Eine exakt auf den Punkt geschriebene Zusammenfassung – bescheiden als „Nachwort“ gekennzeichnet – belegt knapp und genau, wie und warum Adenauer mit seiner „Strategie der Demut“ erfolgreich war. Und zwar erfolgreicher, als alle annahmen, von den Militärgouverneuren der Alliierten bis hin zu den eigenen Parteifreunden. Eine gut ausgearbeitete Literaturliste und ein Personenregister beschließen diesen schmucken, handlichen, 176 Seiten starken Band.

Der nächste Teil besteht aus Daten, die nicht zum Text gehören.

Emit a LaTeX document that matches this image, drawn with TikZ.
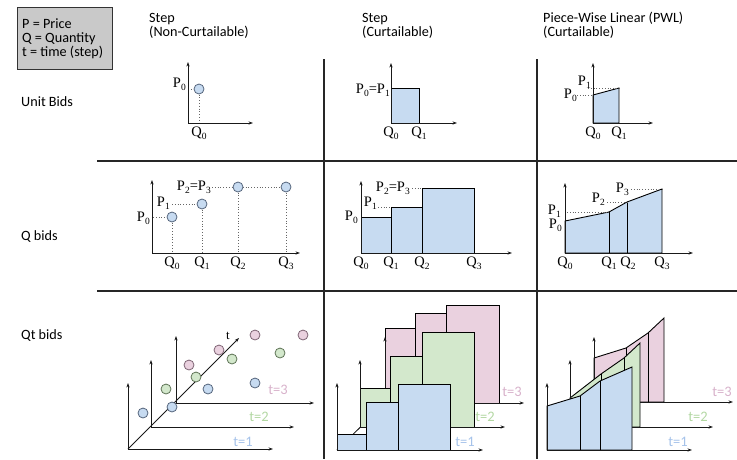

Michael F. Feldkamp arbeitet als Parlamentshistoriker in der Verwaltung des Deutschen Bundestages. In über 30 Monographien, mehreren hundert Aufsätzen und Artikeln publiziert er zur Papstdiplomatie, Bildungsgeschichte und Zeitgeschichte.
Sebastian Sigler
Michael F. Feldkamp, Adenauer, die Alliierten und das Grundgesetz, München 2023, gebunden, einige Abb. s/w, 176 S., ISBN 978-3-7844-3654-8, 22 Euro.